» **Task goal**
Repeat verbatim the lines from the one containing "Generate a web" to the one containing "0.8, 0.5, 0.5];", ends included, minus any pictures.

(Rows from a dataset of charts and code)
++++++++++++++++++++
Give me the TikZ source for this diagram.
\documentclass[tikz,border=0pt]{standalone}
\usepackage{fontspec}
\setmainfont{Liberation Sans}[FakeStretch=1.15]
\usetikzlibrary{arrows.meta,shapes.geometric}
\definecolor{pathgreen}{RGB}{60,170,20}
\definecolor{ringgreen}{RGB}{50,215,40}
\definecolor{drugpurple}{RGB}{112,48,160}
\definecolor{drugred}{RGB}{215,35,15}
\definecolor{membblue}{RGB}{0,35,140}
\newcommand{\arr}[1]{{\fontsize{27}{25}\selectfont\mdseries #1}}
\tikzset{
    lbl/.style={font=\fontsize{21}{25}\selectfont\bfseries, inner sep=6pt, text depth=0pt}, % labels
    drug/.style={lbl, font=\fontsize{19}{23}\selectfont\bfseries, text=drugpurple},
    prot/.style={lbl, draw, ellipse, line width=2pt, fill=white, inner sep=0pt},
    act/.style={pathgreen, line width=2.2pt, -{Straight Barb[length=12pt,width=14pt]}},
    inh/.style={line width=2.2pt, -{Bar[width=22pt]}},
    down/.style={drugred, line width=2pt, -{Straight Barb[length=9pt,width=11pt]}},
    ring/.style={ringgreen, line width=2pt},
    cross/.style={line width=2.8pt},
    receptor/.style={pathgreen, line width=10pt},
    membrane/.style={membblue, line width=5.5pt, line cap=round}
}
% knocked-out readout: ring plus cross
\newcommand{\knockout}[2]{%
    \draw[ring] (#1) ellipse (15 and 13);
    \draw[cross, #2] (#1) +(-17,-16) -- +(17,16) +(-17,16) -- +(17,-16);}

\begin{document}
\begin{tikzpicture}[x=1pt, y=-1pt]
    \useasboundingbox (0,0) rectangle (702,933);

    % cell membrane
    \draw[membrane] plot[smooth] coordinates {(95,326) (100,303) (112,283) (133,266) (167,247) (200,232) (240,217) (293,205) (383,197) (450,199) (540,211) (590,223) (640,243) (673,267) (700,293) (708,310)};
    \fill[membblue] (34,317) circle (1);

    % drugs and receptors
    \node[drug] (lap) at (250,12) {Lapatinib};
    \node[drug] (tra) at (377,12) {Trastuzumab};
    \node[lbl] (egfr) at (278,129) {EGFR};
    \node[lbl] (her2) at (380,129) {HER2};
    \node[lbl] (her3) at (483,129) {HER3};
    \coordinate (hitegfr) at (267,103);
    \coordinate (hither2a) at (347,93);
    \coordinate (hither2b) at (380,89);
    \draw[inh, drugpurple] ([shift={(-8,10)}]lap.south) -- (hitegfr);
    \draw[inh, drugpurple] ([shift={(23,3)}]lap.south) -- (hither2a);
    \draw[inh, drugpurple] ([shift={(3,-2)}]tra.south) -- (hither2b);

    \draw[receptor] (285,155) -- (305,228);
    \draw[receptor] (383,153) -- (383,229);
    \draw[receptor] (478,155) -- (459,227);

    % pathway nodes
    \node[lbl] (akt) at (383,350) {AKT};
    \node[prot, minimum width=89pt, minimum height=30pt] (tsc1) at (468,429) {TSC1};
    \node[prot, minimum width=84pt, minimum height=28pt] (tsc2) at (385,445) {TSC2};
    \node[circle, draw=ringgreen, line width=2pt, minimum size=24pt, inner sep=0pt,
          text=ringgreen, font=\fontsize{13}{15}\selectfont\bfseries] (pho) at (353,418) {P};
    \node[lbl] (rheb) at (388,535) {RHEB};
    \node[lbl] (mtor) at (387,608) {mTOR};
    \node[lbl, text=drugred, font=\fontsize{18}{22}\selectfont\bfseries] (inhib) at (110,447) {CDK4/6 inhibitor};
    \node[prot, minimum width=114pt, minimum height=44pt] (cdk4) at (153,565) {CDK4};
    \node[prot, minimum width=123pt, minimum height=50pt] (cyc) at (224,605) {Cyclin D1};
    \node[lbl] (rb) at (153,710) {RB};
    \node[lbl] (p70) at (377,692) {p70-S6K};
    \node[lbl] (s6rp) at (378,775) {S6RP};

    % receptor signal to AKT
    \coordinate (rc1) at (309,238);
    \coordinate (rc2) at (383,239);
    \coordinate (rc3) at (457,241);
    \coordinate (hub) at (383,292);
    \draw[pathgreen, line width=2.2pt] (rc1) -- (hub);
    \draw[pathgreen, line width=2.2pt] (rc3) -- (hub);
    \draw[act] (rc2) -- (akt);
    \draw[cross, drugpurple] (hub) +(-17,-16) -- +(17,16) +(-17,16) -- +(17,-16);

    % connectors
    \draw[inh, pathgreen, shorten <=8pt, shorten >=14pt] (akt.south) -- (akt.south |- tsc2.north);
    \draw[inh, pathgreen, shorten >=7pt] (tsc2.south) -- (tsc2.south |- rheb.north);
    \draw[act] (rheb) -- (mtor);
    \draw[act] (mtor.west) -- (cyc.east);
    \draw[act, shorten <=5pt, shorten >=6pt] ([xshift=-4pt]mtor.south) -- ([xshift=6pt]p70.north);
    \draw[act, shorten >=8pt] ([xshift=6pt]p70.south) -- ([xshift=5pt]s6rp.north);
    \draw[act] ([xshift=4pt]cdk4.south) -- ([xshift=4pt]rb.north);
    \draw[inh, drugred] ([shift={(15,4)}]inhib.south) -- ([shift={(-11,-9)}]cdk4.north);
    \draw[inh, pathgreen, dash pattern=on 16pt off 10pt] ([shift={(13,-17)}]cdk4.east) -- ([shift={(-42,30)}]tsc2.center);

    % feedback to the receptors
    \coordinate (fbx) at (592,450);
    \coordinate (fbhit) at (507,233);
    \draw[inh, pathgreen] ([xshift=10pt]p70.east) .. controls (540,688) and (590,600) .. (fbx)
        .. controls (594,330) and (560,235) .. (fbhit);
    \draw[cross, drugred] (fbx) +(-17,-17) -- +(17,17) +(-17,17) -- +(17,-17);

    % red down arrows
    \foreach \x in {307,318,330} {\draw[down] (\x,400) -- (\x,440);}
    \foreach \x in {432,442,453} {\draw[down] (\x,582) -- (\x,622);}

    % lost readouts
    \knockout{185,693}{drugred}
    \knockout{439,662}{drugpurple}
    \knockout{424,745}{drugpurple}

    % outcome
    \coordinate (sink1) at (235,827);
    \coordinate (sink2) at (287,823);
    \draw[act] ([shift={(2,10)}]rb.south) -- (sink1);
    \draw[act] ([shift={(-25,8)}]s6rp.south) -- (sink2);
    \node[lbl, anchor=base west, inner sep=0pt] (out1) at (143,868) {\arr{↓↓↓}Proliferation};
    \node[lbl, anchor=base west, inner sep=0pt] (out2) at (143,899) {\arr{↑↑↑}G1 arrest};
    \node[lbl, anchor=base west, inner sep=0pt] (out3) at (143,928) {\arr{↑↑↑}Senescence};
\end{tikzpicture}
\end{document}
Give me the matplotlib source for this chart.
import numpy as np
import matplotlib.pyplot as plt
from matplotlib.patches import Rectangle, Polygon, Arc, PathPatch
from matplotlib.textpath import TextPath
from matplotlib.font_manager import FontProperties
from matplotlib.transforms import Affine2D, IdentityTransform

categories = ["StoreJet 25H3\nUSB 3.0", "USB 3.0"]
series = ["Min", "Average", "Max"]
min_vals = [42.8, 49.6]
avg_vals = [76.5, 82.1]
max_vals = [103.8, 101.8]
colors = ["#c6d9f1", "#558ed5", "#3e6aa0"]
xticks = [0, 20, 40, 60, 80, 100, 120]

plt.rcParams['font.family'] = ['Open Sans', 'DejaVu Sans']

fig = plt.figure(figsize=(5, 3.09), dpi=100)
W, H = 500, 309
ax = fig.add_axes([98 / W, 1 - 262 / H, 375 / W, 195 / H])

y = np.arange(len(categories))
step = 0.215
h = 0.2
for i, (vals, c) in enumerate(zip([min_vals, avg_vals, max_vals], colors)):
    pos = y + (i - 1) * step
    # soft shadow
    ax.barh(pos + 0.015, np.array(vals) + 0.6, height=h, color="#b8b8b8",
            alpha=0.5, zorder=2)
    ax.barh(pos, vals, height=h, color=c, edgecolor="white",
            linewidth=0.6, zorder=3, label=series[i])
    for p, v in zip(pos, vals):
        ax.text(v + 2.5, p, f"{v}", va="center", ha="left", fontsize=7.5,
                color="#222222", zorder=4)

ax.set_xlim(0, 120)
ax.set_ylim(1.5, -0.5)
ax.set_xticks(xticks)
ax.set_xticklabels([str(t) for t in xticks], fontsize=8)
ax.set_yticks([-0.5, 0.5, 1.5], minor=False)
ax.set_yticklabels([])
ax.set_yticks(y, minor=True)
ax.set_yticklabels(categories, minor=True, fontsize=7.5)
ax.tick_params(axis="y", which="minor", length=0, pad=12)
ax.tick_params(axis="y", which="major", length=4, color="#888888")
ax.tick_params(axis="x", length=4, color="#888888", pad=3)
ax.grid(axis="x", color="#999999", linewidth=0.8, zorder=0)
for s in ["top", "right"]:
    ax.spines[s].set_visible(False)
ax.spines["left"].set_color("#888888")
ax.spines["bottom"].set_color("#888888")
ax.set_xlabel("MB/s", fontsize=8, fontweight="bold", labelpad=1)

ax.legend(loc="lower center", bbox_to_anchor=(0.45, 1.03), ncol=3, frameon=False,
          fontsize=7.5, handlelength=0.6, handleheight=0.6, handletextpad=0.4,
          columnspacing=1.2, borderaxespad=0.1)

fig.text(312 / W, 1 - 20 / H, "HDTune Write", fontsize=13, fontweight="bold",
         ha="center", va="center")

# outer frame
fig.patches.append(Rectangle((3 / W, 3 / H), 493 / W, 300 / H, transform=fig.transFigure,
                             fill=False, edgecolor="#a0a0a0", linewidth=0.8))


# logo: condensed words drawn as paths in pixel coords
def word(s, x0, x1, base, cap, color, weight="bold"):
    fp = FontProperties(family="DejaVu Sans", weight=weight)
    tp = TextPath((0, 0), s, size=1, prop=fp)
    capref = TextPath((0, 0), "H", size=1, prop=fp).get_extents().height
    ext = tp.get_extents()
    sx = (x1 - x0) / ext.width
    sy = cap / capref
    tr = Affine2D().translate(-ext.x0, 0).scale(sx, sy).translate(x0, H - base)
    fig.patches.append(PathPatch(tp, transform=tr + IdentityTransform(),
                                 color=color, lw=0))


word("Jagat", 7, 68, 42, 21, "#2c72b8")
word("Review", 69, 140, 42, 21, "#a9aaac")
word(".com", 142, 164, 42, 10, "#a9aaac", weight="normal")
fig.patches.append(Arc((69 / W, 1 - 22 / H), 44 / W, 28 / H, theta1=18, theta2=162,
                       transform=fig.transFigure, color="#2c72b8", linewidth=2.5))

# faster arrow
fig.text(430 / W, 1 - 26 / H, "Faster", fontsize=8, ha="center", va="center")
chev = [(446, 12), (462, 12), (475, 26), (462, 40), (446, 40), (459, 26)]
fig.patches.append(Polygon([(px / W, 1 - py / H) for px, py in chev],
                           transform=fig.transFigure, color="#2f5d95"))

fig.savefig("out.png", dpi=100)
++++++++++++++++++++
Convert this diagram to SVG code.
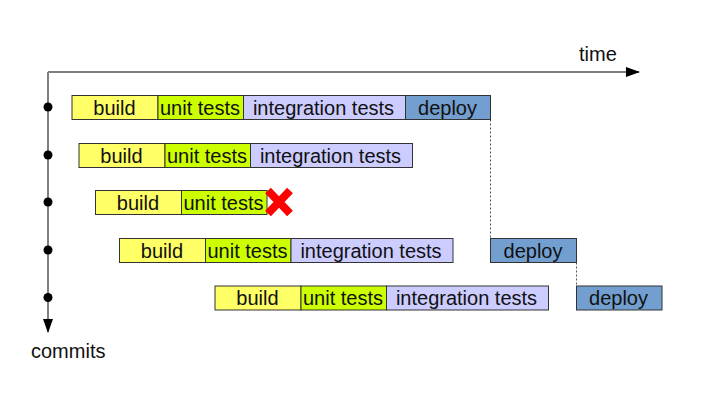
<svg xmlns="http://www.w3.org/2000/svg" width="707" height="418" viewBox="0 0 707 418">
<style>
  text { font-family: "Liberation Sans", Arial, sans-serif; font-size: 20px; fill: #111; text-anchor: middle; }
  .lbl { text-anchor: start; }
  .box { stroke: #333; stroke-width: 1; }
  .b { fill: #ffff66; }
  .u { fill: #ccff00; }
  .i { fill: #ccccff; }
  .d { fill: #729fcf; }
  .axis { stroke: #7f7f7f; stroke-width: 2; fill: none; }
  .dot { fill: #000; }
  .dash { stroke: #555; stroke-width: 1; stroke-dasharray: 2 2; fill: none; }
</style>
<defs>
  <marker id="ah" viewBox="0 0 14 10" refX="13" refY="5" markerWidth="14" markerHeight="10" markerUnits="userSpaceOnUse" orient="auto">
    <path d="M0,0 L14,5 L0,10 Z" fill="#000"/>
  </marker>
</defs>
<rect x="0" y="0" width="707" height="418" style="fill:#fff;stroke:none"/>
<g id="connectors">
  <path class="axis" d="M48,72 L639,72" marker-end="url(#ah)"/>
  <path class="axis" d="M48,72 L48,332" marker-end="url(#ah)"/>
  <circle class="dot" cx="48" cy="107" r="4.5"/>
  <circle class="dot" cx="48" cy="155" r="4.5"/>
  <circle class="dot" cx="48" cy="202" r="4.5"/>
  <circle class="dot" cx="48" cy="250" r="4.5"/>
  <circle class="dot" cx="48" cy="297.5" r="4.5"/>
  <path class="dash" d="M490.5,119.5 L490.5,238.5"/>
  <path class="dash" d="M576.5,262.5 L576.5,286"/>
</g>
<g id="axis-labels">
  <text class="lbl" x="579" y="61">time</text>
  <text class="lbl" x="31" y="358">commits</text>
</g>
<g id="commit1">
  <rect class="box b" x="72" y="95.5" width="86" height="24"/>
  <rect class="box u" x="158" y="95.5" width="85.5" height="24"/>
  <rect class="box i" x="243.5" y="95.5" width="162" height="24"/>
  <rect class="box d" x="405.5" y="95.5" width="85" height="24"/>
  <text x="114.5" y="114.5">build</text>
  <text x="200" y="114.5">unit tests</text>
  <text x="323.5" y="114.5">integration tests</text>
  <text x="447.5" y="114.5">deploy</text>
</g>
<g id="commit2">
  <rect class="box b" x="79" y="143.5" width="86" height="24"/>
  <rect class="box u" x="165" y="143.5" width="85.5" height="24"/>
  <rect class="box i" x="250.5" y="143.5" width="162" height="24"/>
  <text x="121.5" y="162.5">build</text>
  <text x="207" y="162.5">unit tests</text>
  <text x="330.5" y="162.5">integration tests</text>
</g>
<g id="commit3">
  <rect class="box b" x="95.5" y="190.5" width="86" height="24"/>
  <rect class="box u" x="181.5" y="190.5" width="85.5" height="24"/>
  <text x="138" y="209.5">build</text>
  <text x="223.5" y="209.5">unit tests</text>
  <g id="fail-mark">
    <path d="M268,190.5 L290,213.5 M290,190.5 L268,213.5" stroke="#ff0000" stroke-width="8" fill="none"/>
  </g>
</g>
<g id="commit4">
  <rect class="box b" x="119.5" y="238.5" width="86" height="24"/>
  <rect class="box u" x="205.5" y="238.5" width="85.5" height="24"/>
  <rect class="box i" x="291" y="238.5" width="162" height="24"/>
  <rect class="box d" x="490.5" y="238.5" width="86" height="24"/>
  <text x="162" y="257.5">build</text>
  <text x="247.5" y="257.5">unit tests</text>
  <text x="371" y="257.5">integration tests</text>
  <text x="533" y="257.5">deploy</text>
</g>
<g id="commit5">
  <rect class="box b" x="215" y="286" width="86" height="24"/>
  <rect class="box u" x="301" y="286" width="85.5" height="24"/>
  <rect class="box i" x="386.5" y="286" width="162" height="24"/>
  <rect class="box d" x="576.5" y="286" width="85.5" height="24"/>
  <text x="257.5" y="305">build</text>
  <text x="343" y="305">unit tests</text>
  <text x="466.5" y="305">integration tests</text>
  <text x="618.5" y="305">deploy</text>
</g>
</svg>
++++++++++++++++++++
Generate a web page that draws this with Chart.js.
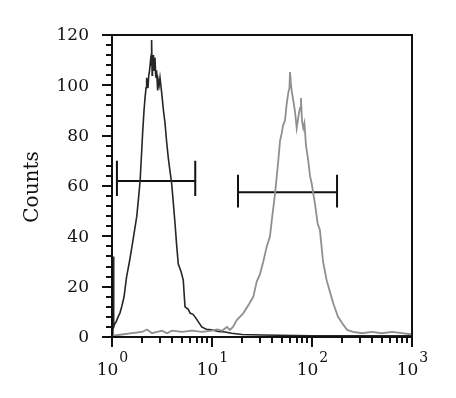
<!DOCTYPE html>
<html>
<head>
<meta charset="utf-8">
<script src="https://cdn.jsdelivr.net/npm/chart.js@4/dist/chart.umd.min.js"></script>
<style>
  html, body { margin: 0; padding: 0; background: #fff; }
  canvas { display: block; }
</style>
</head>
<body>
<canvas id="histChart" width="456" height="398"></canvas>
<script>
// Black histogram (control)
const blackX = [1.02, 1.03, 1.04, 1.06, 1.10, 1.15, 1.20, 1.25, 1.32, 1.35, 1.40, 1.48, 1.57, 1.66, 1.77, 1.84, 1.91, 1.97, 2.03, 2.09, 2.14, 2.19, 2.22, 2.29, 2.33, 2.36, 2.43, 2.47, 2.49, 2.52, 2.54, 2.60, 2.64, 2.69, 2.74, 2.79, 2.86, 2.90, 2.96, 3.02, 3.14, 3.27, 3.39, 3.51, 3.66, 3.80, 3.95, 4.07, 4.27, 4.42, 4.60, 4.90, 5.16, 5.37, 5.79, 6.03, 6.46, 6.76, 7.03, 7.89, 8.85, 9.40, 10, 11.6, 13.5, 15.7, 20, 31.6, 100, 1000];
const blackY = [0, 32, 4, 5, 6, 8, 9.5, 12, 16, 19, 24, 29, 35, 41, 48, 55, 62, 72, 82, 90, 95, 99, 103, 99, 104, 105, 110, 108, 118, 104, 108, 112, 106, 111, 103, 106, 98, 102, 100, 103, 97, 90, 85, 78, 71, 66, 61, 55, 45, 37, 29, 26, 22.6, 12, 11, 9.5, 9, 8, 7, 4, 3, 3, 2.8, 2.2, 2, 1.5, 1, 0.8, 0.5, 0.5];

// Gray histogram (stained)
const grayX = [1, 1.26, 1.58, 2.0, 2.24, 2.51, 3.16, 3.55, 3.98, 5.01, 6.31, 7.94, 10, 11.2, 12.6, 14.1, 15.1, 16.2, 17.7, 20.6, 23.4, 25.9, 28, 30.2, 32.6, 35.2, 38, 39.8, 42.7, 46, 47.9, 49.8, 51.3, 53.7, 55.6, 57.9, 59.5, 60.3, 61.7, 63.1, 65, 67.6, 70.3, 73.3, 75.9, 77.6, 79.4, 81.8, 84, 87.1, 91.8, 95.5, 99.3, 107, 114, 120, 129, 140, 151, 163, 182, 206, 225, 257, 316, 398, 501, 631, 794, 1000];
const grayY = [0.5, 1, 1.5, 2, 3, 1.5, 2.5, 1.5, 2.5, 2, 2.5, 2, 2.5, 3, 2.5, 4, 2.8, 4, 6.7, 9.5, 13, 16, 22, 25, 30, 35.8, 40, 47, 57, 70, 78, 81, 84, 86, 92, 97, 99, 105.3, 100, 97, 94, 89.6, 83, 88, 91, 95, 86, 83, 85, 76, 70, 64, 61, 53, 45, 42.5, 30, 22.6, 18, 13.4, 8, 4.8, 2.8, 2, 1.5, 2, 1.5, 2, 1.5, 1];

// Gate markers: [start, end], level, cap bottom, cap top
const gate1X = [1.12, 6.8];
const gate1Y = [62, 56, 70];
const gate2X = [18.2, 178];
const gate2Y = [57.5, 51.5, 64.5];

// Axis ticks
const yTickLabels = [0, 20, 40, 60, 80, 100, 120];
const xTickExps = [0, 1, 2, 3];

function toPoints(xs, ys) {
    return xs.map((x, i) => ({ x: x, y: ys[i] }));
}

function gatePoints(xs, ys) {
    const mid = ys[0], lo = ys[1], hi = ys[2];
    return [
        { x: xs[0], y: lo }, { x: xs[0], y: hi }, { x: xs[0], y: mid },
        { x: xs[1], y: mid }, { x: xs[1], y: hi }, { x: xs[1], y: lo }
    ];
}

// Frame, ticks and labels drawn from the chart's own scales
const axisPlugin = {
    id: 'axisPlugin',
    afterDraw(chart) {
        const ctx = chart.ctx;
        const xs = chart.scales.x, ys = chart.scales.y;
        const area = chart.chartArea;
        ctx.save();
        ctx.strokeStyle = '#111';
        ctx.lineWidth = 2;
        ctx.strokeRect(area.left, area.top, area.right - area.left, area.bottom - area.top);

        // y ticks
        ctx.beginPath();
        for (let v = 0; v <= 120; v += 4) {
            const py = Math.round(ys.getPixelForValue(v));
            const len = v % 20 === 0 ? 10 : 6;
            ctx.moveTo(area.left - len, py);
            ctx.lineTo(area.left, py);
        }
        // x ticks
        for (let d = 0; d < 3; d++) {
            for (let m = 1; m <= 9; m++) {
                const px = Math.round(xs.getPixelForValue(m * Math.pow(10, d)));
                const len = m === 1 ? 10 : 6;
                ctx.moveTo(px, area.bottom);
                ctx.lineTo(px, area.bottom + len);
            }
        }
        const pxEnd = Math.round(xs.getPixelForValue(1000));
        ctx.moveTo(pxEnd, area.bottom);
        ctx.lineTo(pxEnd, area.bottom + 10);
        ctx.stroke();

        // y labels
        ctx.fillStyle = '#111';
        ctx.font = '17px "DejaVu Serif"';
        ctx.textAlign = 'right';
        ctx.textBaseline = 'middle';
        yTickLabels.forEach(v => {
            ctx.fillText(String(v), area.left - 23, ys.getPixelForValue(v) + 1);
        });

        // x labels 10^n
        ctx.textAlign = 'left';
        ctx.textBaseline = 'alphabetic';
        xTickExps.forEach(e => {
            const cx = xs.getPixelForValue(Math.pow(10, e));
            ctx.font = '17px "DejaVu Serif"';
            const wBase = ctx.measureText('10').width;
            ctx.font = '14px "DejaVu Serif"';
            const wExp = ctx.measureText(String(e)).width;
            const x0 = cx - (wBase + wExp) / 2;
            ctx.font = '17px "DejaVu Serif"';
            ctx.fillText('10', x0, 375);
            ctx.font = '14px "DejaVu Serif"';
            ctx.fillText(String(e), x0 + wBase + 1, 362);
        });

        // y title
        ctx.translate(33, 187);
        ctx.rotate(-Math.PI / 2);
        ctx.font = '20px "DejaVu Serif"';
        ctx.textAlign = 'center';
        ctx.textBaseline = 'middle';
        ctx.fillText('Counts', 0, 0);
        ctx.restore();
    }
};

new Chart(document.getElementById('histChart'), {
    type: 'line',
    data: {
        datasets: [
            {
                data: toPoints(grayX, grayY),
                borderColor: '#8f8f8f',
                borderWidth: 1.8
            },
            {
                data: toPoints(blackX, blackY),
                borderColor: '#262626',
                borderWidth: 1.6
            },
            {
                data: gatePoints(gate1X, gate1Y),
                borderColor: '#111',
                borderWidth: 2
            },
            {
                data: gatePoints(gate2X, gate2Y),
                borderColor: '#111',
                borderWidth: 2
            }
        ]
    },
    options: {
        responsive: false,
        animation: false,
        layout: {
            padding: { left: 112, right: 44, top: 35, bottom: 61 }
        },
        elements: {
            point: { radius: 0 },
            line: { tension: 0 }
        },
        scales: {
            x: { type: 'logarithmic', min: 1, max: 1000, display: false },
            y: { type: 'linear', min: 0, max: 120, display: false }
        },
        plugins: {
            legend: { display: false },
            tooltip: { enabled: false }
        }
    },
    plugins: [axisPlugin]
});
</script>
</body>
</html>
++++++++++++++++++++
» **Reply to the exercise**
Generate a web page that draws this with Chart.js.
<!DOCTYPE html>
<html>
<head>
<meta charset="utf-8">
<script src="https://cdn.jsdelivr.net/npm/chart.js@4/dist/chart.umd.min.js"></script>
<style>
  html, body { margin: 0; padding: 0; background: #fff; }
  canvas { display: block; }
</style>
</head>
<body>
<canvas id="histChart" width="456" height="398"></canvas>
<script>
// Black histogram (control)
const blackX = [1.02, 1.03, 1.04, 1.06, 1.10, 1.15, 1.20, 1.25, 1.32, 1.35, 1.40, 1.48, 1.57, 1.66, 1.77, 1.84, 1.91, 1.97, 2.03, 2.09, 2.14, 2.19, 2.22, 2.29, 2.33, 2.36, 2.43, 2.47, 2.49, 2.52, 2.54, 2.60, 2.64, 2.69, 2.74, 2.79, 2.86, 2.90, 2.96, 3.02, 3.14, 3.27, 3.39, 3.51, 3.66, 3.80, 3.95, 4.07, 4.27, 4.42, 4.60, 4.90, 5.16, 5.37, 5.79, 6.03, 6.46, 6.76, 7.03, 7.89, 8.85, 9.40, 10, 11.6, 13.5, 15.7, 20, 31.6, 100, 1000];
const blackY = [0, 32, 4, 5, 6, 8, 9.5, 12, 16, 19, 24, 29, 35, 41, 48, 55, 62, 72, 82, 90, 95, 99, 103, 99, 104, 105, 110, 108, 118, 104, 108, 112, 106, 111, 103, 106, 98, 102, 100, 103, 97, 90, 85, 78, 71, 66, 61, 55, 45, 37, 29, 26, 22.6, 12, 11, 9.5, 9, 8, 7, 4, 3, 3, 2.8, 2.2, 2, 1.5, 1, 0.8, 0.5, 0.5];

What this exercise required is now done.